Surtout lorsqu'on se trouve si près de Chomérac qui fût le berceau du
moulinage en Ardèche avec, comme nous l'a rappelé Yves Paganelli, la
construction de la Royale fin 18ème siècle, la première des 26
Fabriques que comptera ce bourg au 19ème.

Tout l'intérêt de M-Louise est qu'elle réveille les souvenirs, la
mémoire de ceux qui ont connu le moulinage, leur offrant l'occasion de
témoigner, de raconter et d'ouvrir le débat sur l'évolution des
conditions de travail de notre société.
A entendre les commentaires de la salle hier soir, nous avons tendance
à nous émouvoir sur le sort de ces moulinières et mécaniciens d'antan:
leur temps de travail, la surveillance, la paye et ses retraits pour
déchet, l'éducation promise, les conditions de logement...
Mais ces questions ne sont-elles pas toujours à l'ordre du jour? Nos
conditions de travail en 2011 sont-elles plus humaines et respectueuses
des personnes en tous lieux?
A lire les statistiques, le nombre de dépressions et de suicides donne la
réponse.
Et c'est là le second intérêt du film: il nous interpelle sur notre
propre vie, sur ce que nous acceptons de faire, ce que nous refusons de
dire, ce que nous voulons faire de nos vies...

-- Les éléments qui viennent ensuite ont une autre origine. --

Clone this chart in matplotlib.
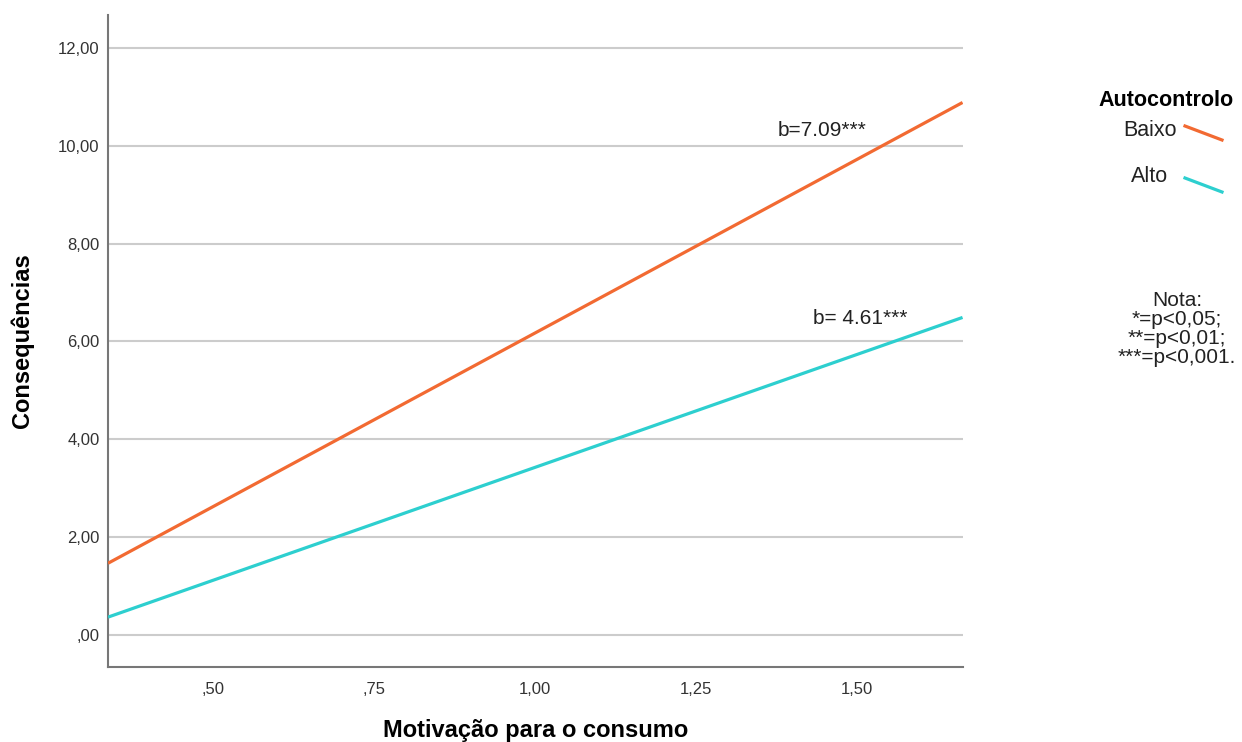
import matplotlib
matplotlib.use("Agg")
import matplotlib.pyplot as plt
from matplotlib.lines import Line2D

plt.rcParams['font.family'] = ['Liberation Sans', 'DejaVu Sans']

# data (line endpoints at the axis edges)
x_vals = [0.337, 1.665]
baixo = [1.47, 10.88]
alto = [0.37, 6.49]
x_ticks = [0.5, 0.75, 1.0, 1.25, 1.5]
x_labels = [",50", ",75", "1,00", "1,25", "1,50"]
y_ticks = [0, 2, 4, 6, 8, 10, 12]
y_labels = [",00", "2,00", "4,00", "6,00", "8,00", "10,00", "12,00"]
orange = "#F26A32"
cyan = "#2DCFCF"

fig = plt.figure(figsize=(12.42, 7.42), dpi=100)
ax = fig.add_axes([0.087, 0.101, 0.688, 0.879])

ax.plot(x_vals, baixo, color=orange, lw=2.3, solid_capstyle='butt', zorder=3)
ax.plot(x_vals, alto, color=cyan, lw=2.3, solid_capstyle='butt', zorder=3)

ax.set_xlim(0.337, 1.665)
ax.set_ylim(-0.65, 12.67)
ax.set_xticks(x_ticks)
ax.set_xticklabels(x_labels)
ax.set_yticks(y_ticks)
ax.set_yticklabels(y_labels)
ax.tick_params(length=0, labelsize=12, colors='#333333', pad=6)
ax.tick_params(axis='x', pad=11)
ax.grid(axis='y', color='#cccccc', lw=1.5)
for s in ['top', 'right']:
    ax.spines[s].set_visible(False)
for s in ['left', 'bottom']:
    ax.spines[s].set_color('#777777')
    ax.spines[s].set_linewidth(1.5)

ax.set_xlabel("Motivação para o consumo", fontsize=17, fontweight='bold', va='center')
ax.xaxis.set_label_coords(0.5, -0.0966)
ax.set_ylabel("Consequências", fontsize=17, fontweight='bold', va='center')
ax.yaxis.set_label_coords(-0.1006, 0.5)

ax.text(1.446, 10.3, "b=7.09***", fontsize=15, ha='center', va='center', color='#222222')
ax.text(1.506, 6.47, "b= 4.61***", fontsize=15, ha='center', va='center', color='#222222')

# legend drawn by hand to match the diagonal swatches
fig.text(1166 / 1242, 1 - 100 / 742, "Autocontrolo", fontsize=15.5, fontweight='bold', ha='center', va='center')
fig.text(1177 / 1242, 1 - 130 / 742, "Baixo", fontsize=15.5, ha='right', va='center', color='#222222')
fig.text(1168 / 1242, 1 - 177 / 742, "Alto", fontsize=15.5, ha='right', va='center', color='#222222')
fig.add_artist(Line2D([1185 / 1242, 1222 / 1242], [1 - 126 / 742, 1 - 140 / 742], color=orange, lw=2.3))
fig.add_artist(Line2D([1185 / 1242, 1222 / 1242], [1 - 178 / 742, 1 - 192 / 742], color=cyan, lw=2.3))

fig.text(1177 / 1242, 1 - 329 / 742, "Nota:\n*=p<0,05;\n**=p<0,01;\n***=p<0,001.",
         fontsize=15, ha='center', va='center', linespacing=1.0, color='#222222')

fig.savefig("out.png", dpi=100)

Un grand merci à Yves Paganelli pour Marie-Louise qui nous accompagne
dans cette transmission du fil !
Mille mercis à Fabienne Prat pour son oreille attentive, son oeil
juste et ses qualités de coeur qui lui ont permis de réaliser un outil
culturel patrimonial fort dont avait besoin l'Ardèche pour ne pas oublier
ce qui fait la trame de toute son Histoire depuis plus de cinq siècles: la
SOIE.

Lixiane



Midi Libre, le mardi 21 février 2012 :

Dès le début du film, le talent de Fabienne Prat s'impose. Dans des images de bobines, câbles, fils, une question nous brûle les lèvres : objets inanimés, avez-vous donc une âme ? En même temps, la réalisatrice nous plonge dans un univers 'remodernisé', débarrassé de la poussière du temps. Machines et outils ne sont pas ceux, fatigués et morts que l'on trouve souvent dans les musées. Ils apparaissent tels que les ouvriers de l'époque les ont vus, d'une modernité révolutionnaire ! C'est grâce à ce climat d'une subtilité poétique remarquable, que les personnages nous semblent non pas désuets mais actuels. Ce film a été inspiré du livre d'Yves Paganelli Marie-Louise, petite ouvrière de la soie en 1914, dont le destin sera à jamais brisé. Rappelons qu'Yves Paganelli est un auteur-compositeur-interprète ardéchois très apprécié et connu dans le Dauphiné et au-delà.